TASK DIRECTIONS. From the line with "Convert this chart" to the line with "0.02, 0.02, 0.02];", both included, repeat each line exactly and leave out the pictures.

SOURCE MATERIAL.
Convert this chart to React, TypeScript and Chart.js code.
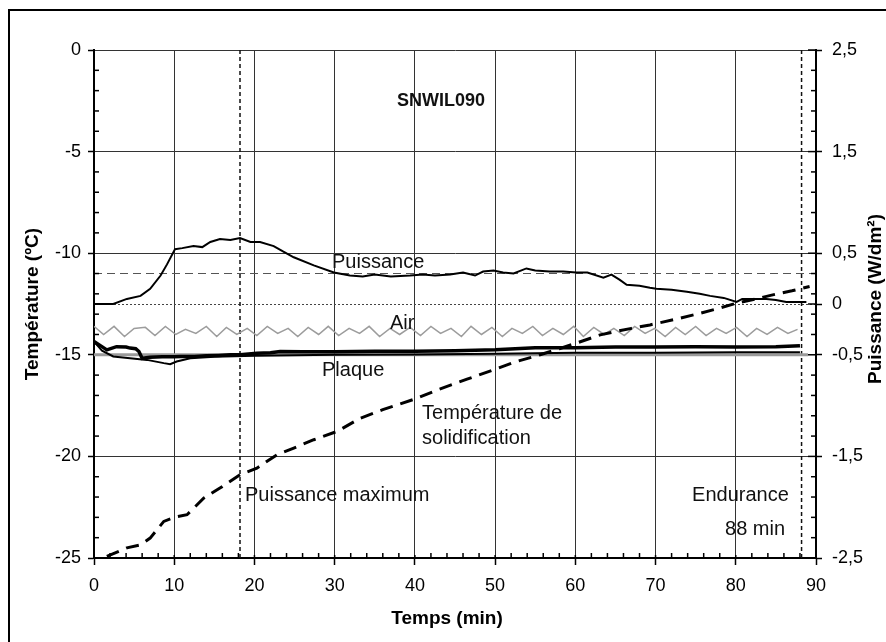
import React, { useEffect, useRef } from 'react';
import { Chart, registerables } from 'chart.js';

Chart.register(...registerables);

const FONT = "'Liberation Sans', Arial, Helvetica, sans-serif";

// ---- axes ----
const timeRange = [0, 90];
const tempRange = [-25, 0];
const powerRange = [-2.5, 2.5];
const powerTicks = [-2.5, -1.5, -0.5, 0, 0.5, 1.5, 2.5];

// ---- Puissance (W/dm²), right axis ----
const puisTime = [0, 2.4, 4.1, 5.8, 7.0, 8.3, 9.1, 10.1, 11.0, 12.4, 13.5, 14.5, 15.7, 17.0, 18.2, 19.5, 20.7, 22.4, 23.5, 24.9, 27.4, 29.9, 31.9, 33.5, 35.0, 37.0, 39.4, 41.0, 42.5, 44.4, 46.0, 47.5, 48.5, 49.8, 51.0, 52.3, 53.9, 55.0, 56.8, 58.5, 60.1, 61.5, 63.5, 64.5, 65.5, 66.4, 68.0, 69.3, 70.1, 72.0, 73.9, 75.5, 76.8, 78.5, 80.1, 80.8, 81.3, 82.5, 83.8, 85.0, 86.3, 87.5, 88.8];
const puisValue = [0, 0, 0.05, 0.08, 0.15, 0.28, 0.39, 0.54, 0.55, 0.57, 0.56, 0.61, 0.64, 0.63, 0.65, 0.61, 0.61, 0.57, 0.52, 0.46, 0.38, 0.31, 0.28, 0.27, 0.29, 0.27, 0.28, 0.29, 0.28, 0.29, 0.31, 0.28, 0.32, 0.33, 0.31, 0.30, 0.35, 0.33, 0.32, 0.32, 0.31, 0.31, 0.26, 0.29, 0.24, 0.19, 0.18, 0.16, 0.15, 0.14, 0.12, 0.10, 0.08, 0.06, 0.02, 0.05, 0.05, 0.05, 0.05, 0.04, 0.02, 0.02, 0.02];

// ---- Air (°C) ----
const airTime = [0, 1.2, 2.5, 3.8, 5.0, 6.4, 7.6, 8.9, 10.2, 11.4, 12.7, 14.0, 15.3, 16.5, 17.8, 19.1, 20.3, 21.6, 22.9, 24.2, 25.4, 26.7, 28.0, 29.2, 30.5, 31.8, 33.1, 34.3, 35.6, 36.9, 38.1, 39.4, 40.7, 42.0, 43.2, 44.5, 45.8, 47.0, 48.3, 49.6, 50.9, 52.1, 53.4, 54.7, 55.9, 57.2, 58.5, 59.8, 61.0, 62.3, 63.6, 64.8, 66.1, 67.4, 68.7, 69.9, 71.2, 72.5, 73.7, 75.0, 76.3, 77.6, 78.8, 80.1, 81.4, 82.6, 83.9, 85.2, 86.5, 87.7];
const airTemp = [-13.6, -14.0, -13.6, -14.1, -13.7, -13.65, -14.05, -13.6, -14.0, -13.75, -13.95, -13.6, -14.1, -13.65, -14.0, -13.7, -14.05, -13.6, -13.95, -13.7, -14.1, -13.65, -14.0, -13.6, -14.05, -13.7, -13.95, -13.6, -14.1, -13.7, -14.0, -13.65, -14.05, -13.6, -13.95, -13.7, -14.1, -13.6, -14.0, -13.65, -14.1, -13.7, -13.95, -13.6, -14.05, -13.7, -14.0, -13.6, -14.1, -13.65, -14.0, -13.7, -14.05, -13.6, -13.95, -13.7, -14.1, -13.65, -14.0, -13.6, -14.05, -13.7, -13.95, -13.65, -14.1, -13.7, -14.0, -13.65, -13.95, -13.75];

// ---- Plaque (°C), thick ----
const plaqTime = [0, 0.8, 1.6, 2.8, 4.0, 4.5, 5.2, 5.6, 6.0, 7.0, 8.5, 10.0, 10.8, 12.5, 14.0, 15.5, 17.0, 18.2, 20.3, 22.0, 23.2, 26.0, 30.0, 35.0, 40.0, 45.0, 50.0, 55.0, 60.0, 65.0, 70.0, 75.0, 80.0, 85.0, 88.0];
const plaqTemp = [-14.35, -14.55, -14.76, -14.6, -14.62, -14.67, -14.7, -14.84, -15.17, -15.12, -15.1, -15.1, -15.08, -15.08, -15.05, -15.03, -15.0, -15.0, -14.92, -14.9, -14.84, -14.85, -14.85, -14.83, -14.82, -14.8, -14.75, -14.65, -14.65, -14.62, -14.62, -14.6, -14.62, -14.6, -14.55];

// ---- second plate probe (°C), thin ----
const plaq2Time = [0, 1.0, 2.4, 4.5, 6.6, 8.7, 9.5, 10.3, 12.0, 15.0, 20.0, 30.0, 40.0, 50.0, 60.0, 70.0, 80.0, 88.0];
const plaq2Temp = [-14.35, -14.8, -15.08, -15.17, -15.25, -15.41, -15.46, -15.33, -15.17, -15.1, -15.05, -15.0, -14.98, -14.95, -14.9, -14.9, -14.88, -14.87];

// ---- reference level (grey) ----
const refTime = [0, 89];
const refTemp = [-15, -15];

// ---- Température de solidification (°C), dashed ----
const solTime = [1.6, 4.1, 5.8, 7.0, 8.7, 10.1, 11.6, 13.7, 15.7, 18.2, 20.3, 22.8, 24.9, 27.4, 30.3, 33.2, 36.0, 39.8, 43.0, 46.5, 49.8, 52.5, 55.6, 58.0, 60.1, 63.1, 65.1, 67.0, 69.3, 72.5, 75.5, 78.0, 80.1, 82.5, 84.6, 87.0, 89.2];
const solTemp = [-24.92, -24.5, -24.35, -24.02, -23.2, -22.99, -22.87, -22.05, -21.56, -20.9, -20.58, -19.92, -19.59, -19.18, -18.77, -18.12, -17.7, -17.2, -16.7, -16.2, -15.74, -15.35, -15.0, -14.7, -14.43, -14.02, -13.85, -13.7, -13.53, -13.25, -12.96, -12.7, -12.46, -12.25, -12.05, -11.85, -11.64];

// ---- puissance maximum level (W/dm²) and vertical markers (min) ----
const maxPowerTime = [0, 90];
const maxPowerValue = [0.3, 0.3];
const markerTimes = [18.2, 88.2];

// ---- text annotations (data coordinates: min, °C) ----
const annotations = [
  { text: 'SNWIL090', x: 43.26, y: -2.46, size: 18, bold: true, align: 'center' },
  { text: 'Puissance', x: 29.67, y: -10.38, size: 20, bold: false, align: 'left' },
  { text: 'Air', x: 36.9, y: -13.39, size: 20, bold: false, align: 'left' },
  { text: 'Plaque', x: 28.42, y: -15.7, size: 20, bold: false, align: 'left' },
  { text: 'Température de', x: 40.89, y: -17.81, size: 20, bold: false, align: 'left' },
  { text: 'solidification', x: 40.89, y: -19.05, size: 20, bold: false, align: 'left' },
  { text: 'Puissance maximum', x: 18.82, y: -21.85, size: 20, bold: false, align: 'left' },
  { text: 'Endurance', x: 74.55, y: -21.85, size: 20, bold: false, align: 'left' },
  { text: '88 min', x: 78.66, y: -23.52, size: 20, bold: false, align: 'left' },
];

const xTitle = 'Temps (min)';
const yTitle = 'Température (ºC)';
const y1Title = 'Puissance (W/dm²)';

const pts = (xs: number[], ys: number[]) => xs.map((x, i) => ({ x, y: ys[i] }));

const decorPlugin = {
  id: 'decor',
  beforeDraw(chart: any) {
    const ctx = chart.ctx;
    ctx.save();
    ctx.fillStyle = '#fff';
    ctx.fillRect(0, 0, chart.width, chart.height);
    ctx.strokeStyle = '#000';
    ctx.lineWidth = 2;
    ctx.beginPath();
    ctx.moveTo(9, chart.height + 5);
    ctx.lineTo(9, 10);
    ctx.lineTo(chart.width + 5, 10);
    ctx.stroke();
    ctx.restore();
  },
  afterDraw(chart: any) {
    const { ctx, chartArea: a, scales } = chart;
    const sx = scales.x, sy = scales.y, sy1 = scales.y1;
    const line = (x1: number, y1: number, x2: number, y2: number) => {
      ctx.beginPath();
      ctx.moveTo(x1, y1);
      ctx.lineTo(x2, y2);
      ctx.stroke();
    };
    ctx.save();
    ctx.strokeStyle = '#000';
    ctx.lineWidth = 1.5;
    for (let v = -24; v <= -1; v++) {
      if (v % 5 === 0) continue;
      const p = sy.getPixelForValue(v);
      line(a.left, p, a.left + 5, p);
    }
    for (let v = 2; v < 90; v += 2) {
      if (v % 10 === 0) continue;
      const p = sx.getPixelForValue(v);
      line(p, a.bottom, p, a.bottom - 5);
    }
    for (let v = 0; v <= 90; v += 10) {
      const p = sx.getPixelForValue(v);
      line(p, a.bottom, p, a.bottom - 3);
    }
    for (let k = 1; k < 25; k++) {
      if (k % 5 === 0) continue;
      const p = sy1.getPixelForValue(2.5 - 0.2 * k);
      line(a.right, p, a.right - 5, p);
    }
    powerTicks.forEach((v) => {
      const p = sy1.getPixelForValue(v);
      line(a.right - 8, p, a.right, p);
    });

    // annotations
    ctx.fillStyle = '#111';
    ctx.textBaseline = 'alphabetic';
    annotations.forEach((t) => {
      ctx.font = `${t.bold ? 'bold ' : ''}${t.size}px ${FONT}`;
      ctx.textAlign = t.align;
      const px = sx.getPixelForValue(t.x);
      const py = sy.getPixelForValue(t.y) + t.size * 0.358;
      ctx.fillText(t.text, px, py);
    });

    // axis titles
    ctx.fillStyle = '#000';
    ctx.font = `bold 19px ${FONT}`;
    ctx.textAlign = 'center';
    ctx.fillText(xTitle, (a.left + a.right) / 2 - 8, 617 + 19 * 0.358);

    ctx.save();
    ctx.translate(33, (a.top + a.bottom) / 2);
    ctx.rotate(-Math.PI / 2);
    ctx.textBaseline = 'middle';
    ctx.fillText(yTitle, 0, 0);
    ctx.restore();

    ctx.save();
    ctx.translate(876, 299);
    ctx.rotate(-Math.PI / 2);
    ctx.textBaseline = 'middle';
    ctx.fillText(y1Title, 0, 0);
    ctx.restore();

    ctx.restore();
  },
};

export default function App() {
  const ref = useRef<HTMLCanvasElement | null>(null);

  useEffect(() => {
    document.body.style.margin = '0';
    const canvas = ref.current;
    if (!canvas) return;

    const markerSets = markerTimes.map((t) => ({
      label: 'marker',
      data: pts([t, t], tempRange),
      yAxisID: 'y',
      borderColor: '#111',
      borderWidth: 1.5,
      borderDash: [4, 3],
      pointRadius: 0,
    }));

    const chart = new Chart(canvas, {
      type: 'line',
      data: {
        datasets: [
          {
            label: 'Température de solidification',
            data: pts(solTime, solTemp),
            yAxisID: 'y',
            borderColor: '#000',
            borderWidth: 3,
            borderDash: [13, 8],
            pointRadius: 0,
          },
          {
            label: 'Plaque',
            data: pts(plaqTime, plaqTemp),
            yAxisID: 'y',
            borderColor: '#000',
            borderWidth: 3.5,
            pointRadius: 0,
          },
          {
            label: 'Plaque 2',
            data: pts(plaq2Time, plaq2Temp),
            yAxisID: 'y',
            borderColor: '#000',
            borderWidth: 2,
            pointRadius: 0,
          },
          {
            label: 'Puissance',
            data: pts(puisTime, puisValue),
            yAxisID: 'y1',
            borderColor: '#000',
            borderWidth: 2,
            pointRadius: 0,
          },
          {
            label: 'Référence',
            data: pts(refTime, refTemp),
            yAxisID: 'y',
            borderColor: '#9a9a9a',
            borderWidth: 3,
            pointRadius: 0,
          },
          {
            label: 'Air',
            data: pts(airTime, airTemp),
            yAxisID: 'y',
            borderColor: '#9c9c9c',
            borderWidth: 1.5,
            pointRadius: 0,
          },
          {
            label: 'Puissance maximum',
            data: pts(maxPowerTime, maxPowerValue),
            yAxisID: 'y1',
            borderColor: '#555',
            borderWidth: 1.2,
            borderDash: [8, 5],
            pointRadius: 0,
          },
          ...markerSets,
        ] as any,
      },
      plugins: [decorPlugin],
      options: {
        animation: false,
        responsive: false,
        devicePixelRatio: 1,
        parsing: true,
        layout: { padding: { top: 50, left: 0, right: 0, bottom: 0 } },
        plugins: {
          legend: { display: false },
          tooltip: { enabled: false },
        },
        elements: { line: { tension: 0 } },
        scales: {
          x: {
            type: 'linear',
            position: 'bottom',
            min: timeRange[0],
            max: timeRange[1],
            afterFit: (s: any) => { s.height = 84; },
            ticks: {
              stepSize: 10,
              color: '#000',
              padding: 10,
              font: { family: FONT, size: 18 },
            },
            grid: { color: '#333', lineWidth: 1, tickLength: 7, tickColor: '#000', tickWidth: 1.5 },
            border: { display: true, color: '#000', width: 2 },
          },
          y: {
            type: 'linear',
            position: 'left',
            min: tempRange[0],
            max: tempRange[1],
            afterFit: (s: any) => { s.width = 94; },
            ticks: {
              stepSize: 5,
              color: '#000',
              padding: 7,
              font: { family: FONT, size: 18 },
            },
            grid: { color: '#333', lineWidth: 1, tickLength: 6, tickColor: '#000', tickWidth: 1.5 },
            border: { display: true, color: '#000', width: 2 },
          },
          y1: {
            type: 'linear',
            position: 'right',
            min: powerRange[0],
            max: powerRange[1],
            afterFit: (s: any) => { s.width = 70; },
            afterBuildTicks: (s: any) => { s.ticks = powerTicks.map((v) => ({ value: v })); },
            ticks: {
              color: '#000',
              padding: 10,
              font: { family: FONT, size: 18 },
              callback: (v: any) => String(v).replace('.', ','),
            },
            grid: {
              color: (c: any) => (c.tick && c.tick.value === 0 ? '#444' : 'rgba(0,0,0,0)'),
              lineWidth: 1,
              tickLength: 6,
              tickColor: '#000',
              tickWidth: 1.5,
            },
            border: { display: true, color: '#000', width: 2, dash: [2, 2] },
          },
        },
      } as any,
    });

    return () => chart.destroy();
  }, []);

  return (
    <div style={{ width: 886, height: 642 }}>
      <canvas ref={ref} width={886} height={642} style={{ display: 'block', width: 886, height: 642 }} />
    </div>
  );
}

---

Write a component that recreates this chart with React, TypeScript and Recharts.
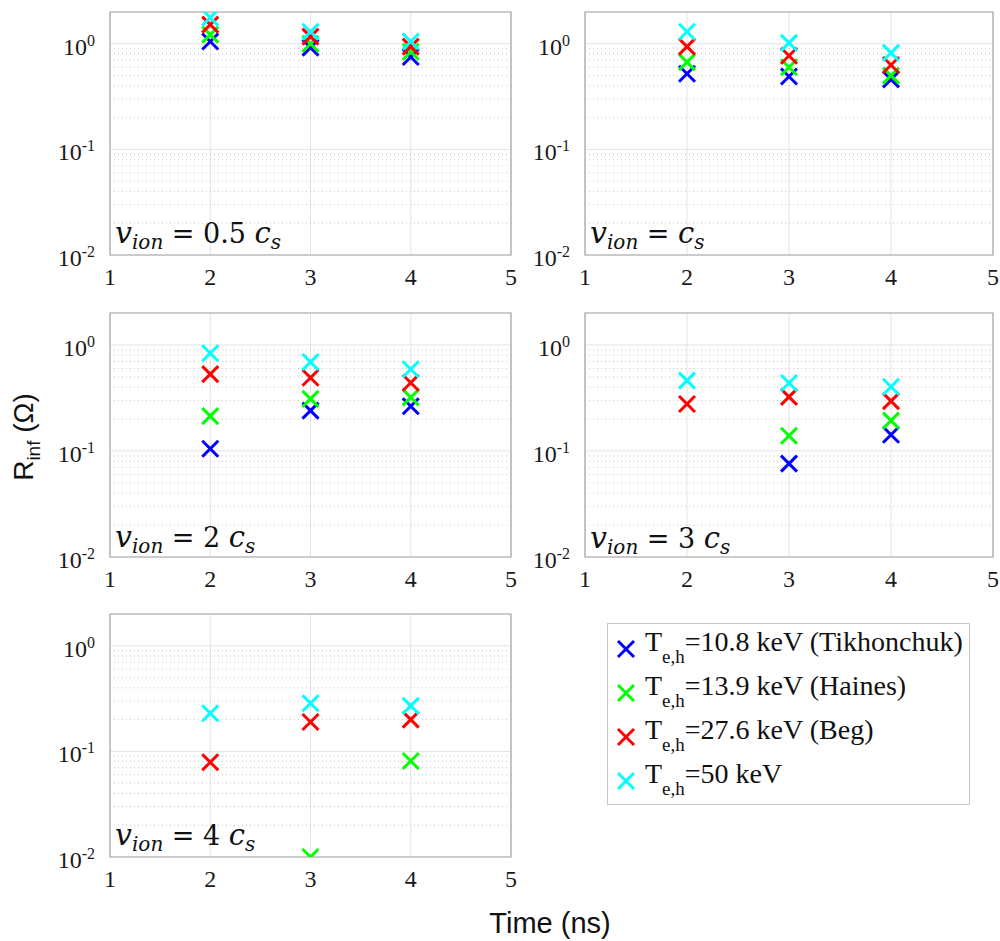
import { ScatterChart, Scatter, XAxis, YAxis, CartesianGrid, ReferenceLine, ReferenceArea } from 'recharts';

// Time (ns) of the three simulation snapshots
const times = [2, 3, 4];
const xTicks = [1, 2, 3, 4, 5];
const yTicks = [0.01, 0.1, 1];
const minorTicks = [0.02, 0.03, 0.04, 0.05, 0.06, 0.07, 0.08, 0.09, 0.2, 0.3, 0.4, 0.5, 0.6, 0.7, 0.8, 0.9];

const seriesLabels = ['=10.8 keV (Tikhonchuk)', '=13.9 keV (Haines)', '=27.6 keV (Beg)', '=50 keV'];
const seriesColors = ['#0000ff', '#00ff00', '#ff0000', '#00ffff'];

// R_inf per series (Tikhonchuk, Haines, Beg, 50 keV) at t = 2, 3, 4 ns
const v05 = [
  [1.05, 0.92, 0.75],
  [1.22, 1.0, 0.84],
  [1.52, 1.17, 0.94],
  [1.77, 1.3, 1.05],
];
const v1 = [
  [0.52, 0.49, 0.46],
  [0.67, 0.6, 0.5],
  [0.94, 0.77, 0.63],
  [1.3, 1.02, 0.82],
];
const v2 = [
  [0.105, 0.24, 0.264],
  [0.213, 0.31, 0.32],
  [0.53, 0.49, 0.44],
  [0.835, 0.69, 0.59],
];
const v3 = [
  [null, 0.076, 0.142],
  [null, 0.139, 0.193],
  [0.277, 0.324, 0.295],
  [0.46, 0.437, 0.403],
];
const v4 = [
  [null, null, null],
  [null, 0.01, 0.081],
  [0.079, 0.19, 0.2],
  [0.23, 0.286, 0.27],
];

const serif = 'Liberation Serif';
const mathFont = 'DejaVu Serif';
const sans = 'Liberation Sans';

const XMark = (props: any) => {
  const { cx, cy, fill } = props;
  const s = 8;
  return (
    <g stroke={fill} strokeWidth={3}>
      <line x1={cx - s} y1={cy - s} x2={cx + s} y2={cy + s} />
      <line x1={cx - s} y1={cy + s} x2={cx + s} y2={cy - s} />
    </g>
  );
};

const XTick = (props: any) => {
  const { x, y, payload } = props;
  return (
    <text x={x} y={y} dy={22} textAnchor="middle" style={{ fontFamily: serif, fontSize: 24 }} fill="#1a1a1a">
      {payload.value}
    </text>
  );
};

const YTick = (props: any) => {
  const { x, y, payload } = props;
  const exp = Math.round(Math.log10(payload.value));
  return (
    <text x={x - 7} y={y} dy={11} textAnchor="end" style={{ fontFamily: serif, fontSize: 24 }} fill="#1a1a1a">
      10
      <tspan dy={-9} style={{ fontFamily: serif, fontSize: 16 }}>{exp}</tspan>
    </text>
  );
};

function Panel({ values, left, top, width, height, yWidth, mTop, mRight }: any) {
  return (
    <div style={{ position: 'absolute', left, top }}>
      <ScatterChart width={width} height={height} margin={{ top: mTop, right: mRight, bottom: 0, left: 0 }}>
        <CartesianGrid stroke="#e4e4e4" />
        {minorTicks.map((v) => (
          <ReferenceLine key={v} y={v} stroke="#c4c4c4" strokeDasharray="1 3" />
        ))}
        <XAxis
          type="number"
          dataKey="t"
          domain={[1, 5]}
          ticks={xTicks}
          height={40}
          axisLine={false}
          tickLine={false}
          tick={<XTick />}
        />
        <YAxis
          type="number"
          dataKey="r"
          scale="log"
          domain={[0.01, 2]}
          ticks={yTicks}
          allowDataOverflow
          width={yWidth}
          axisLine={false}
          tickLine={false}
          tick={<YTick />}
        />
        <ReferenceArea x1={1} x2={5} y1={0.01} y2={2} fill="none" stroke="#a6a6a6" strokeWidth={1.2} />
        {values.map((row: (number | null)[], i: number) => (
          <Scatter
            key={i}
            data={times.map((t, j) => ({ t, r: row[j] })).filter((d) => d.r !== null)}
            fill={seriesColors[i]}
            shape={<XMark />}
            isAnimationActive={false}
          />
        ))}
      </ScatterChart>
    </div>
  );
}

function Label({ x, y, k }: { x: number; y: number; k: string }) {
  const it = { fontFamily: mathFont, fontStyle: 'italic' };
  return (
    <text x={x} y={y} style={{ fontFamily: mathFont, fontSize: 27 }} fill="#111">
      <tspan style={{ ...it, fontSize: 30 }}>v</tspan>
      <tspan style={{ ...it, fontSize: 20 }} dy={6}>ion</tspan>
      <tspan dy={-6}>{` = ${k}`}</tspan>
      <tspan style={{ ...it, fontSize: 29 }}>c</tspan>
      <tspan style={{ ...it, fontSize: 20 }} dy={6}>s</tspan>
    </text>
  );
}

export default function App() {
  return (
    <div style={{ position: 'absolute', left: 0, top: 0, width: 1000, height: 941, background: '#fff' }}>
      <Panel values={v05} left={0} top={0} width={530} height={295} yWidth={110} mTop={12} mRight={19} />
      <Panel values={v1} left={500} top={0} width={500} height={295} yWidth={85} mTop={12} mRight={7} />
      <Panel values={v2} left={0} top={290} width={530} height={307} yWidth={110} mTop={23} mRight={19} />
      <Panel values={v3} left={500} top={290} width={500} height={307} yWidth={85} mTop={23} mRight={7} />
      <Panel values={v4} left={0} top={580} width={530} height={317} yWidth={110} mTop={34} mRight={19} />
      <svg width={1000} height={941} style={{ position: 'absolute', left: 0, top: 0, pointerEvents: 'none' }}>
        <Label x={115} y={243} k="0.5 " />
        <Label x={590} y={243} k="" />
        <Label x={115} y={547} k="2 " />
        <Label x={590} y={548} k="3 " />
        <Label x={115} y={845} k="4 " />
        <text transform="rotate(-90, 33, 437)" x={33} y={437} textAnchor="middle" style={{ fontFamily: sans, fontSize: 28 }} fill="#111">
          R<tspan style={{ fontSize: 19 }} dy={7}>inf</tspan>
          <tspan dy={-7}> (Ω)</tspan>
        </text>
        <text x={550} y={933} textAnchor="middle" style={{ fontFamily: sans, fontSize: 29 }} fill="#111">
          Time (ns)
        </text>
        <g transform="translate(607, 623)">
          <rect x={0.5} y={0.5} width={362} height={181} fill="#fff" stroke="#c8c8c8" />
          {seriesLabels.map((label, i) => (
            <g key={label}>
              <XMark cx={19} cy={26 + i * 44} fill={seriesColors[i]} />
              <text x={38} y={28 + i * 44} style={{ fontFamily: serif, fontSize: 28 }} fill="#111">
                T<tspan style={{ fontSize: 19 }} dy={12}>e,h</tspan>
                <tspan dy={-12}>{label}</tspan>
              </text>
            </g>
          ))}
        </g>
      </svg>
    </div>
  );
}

ANSWER FOR THIS EXERCISE.
Convert this chart to React, TypeScript and Chart.js code.
import React, { useEffect, useRef } from 'react';
import { Chart, registerables } from 'chart.js';

Chart.register(...registerables);

const FONT = "'Liberation Sans', Arial, Helvetica, sans-serif";

// ---- axes ----
const timeRange = [0, 90];
const tempRange = [-25, 0];
const powerRange = [-2.5, 2.5];
const powerTicks = [-2.5, -1.5, -0.5, 0, 0.5, 1.5, 2.5];

// ---- Puissance (W/dm²), right axis ----
const puisTime = [0, 2.4, 4.1, 5.8, 7.0, 8.3, 9.1, 10.1, 11.0, 12.4, 13.5, 14.5, 15.7, 17.0, 18.2, 19.5, 20.7, 22.4, 23.5, 24.9, 27.4, 29.9, 31.9, 33.5, 35.0, 37.0, 39.4, 41.0, 42.5, 44.4, 46.0, 47.5, 48.5, 49.8, 51.0, 52.3, 53.9, 55.0, 56.8, 58.5, 60.1, 61.5, 63.5, 64.5, 65.5, 66.4, 68.0, 69.3, 70.1, 72.0, 73.9, 75.5, 76.8, 78.5, 80.1, 80.8, 81.3, 82.5, 83.8, 85.0, 86.3, 87.5, 88.8];
const puisValue = [0, 0, 0.05, 0.08, 0.15, 0.28, 0.39, 0.54, 0.55, 0.57, 0.56, 0.61, 0.64, 0.63, 0.65, 0.61, 0.61, 0.57, 0.52, 0.46, 0.38, 0.31, 0.28, 0.27, 0.29, 0.27, 0.28, 0.29, 0.28, 0.29, 0.31, 0.28, 0.32, 0.33, 0.31, 0.30, 0.35, 0.33, 0.32, 0.32, 0.31, 0.31, 0.26, 0.29, 0.24, 0.19, 0.18, 0.16, 0.15, 0.14, 0.12, 0.10, 0.08, 0.06, 0.02, 0.05, 0.05, 0.05, 0.05, 0.04, 0.02, 0.02, 0.02];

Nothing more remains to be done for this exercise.